Investment and Financial Markets

How to Invest 20 Dollars in the Stock Market

Learn how to start investing in the stock market with just $20. Discover accessible methods and simple steps to begin your investment journey.

Investing in the stock market often seems to require large sums of money. However, the financial landscape has evolved, making it possible to begin investing with a modest amount, such as $20. This accessibility allows more individuals to participate in the market and start building their financial future. Taking this first step, even with a small investment, can establish a foundation for long-term growth and financial understanding.

Understanding Micro-Investing

Investing with small amounts like $20 is possible due to fractional shares and platforms with low minimum investment requirements. Fractional shares represent a portion of a stock or Exchange-Traded Fund (ETF), rather than a whole share. This allows an investor to buy a piece of a company’s stock, even if a full share costs hundreds or thousands of dollars. For example, with $20, you could buy 0.20 of a $100 share.

Many modern investment platforms have reduced or eliminated minimum investment thresholds, making micro-investing widely accessible.
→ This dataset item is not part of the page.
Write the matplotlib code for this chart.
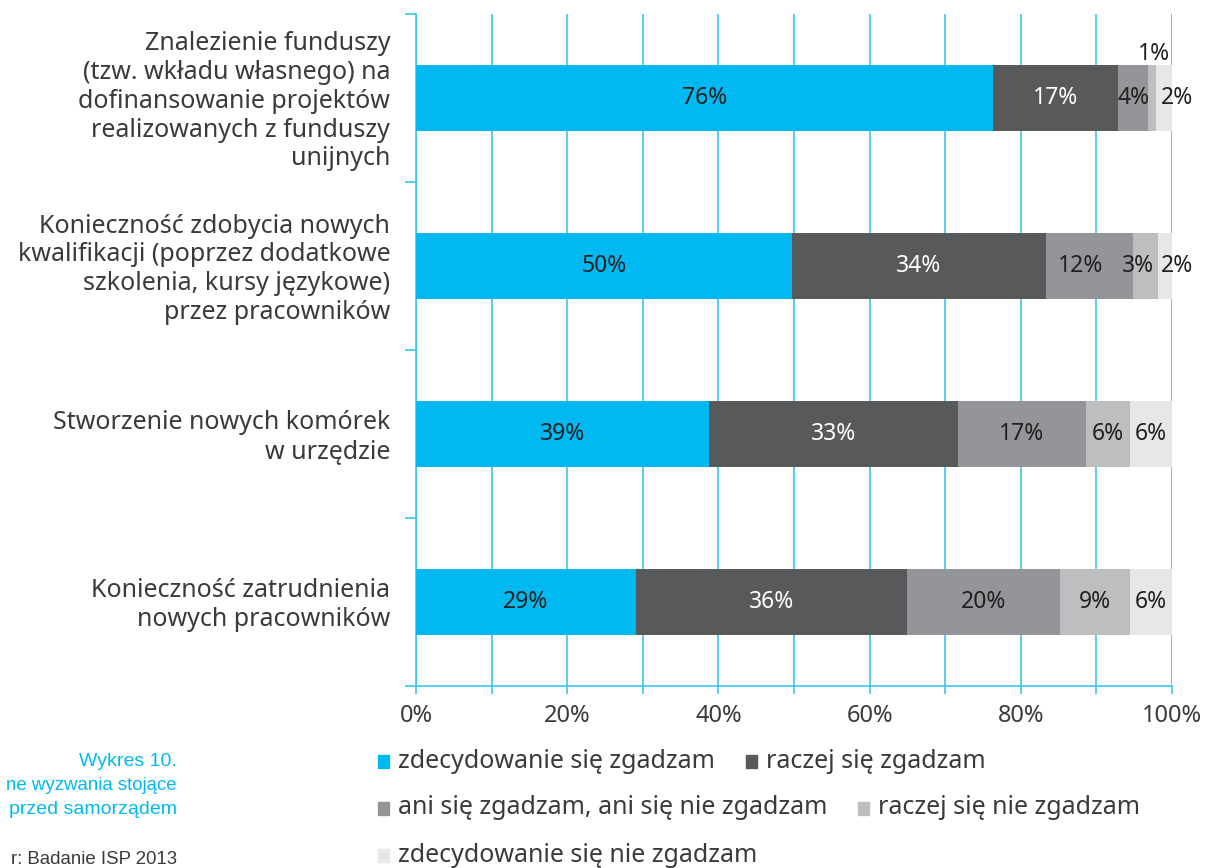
import matplotlib
matplotlib.use("Agg")
import matplotlib.pyplot as plt
from matplotlib.patches import Rectangle
import numpy as np

plt.rcParams['font.family'] = ['Noto Sans', 'DejaVu Sans']

categories = [
    "Znalezienie funduszy\n(tzw. wkładu własnego) na\ndofinansowanie projektów\nrealizowanych z funduszy\nunijnych",
    "Konieczność zdobycia nowych\nkwalifikacji (poprzez dodatkowe\nszkolenia, kursy językowe)\nprzez pracowników",
    "Stworzenie nowych komórek\nw urzędzie",
    "Konieczność zatrudnienia\nnowych pracowników",
]
series_names = ["zdecydowanie się zgadzam", "raczej się zgadzam",
                "ani się zgadzam, ani się nie zgadzam", "raczej się nie zgadzam",
                "zdecydowanie się nie zgadzam"]
zdecydowanie_tak = [76.3, 49.7, 38.8, 29.1]
raczej_tak = [16.6, 33.6, 32.9, 35.8]
ani_ani = [3.9, 11.6, 16.9, 20.3]
raczej_nie = [1.1, 3.3, 5.8, 9.2]
zdecydowanie_nie = [2.1, 1.8, 5.6, 5.6]
xtick_labels = ["0%", "20%", "40%", "60%", "80%", "100%"]

colors = ["#00B9F1", "#58595B", "#939598", "#BCBEC0", "#E6E7E8"]
text_colors = ["#231F20", "white", "#231F20", "#231F20", "#231F20"]
grid_c = "#3CC3F2"
txt_c = "#3A3A3A"

fig = plt.figure(figsize=(12.1, 8.68), dpi=100)
ax = fig.add_axes([416/1210, 1-686/868, 756/1210, 672/868])

series = [zdecydowanie_tak, raczej_tak, ani_ani, raczej_nie, zdecydowanie_nie]
y = np.arange(len(categories))
left = np.zeros(len(categories))
for si, vals in enumerate(series):
    vals = np.array(vals)
    ax.barh(y, vals, left=left, height=0.39, color=colors[si], zorder=3,
            label=series_names[si])
    for i, v in enumerate(vals):
        cx = left[i] + v / 2
        cy = y[i]
        if si == 3 and v < 2:
            cy = y[i] - 0.26
            cx = left[i] + v - 0.3
        elif si == 3 and v < 4:
            cx = left[i] + v / 2 - 1.0
        elif si == 4 and v < 3:
            cx = 100.6
        elif si == 2 and v > 10 and series[3][i] < 4:
            cx = left[i] + v / 2 - 1.2
        ax.text(cx, cy, f"{int(round(v))}%", ha='center', va='center', fontsize=16.5,
                color=text_colors[si], zorder=4)
    left += vals

ax.set_xlim(0, 100)
ax.set_ylim(len(categories) - 0.5, -0.5)
ax.set_xticks(np.arange(0, 101, 10))
ax.set_xticklabels([xtick_labels[k // 2] if k % 2 == 0 else "" for k in range(11)])
ax.set_yticks(np.arange(-0.5, len(categories), 1.0))
ax.set_yticklabels([])
for i, c in enumerate(categories):
    ax.text(-3.4, y[i] + 0.02, c, ha='right', va='center', fontsize=18, color=txt_c,
            linespacing=1.2)
ax.grid(axis='x', color=grid_c, linewidth=1.2, zorder=1)
for s in ['top', 'right']:
    ax.spines[s].set_visible(False)
for s in ['left', 'bottom']:
    ax.spines[s].set_color(grid_c)
    ax.spines[s].set_linewidth(1.2)
ax.tick_params(axis='y', length=8, color=grid_c, width=1.2)
ax.tick_params(axis='x', length=6, color=grid_c, width=1.2, labelsize=17,
               labelcolor=txt_c, pad=7)

# manual legend
leg_pos = [(378, 761), (746, 761), (378, 808), (858, 808), (378, 855)]
for (px, py), col, name in zip(leg_pos, colors, series_names):
    fig.patches.append(Rectangle((px/1210, 1-(py+7)/868), 11/1210, 13/868,
                                 transform=fig.transFigure, color=col))
    fig.text((px+20)/1210, 1-py/868, name, ha='left', va='center',
             fontsize=18, color=txt_c)

side = dict(ha='right', va='center', family=['Liberation Sans', 'DejaVu Sans'])
fig.text(177/1210, 1-762/868, "Wykres 10.", color='#00B9F1', fontsize=14, **side)
fig.text(177/1210, 1-786/868, "ne wyzwania stojące", color='#00B9F1', fontsize=13.4, **side)
fig.text(177/1210, 1-810/868, "przed samorządem", color='#00B9F1', fontsize=14, **side)
fig.text(177/1210, 1-860/868, "r: Badanie ISP 2013", color=txt_c, fontsize=13.4, **side)

fig.savefig("out.png", dpi=100)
These platforms aggregate small investments to purchase full shares, then allocate fractional ownership. This removes a significant barrier, allowing individuals to start investing without needing to save for expensive equities.

Choosing an Investment Platform

Selecting the right investment platform is important when starting with a small amount. Consider the platform’s minimum investment requirement; many now offer no minimum or very low minimums, often $1 to $5. This ensures a $20 investment is easily accommodated. The fee structure is another key factor, as fees can diminish small investment returns.

Examine trading fees, which are charges for buying or selling investments. Many platforms offer commission-free trading for stocks and ETFs. Also, consider account maintenance fees, charged annually or monthly, and transfer fees. Platforms offering fractional shares of stocks and ETFs are ideal, providing diverse opportunities with limited capital. User-friendly interfaces and mobile apps also simplify the investment process.

Opening and Funding Your Account

After selecting an investment platform, the next step is setting up and funding your account. Account creation requires providing personal information to verify identity and prevent fraud. This information includes your full name, address, date of birth, and Social Security number (SSN) or other taxpayer identification number. You may also be asked to provide proof of identity, such as a driver’s license or passport, and sometimes proof of residence.

Once your account is established and verified, you will need to link a bank account for deposits. This process usually involves providing your bank’s routing number and your account number. Some platforms allow instant verification by logging into your bank account directly. After linking, you can initiate an initial deposit, such as your $20, through an electronic funds transfer (EFT) or other available methods. Funds transferred via EFT may take a few business days to clear and become available for trading.

Selecting Your First Investments

With your account opened and funded, you can select your first investments with the available $20. A practical approach involves purchasing fractional shares of individual stocks. This allows you to own a small piece of companies that might otherwise be too expensive to buy a full share. For example, you could invest your $20 in a fraction of a well-known technology company or a consumer goods giant.

Another suitable option is buying fractional shares of Exchange-Traded Funds (ETFs). ETFs are investment funds that hold a collection of assets, such as stocks or bonds, providing diversification. Investing in an ETF allows you to gain exposure to a broad market or specific sector, spreading your risk across multiple securities. ETFs often have lower expense ratios compared to mutual funds, making them a cost-efficient way to achieve diversification.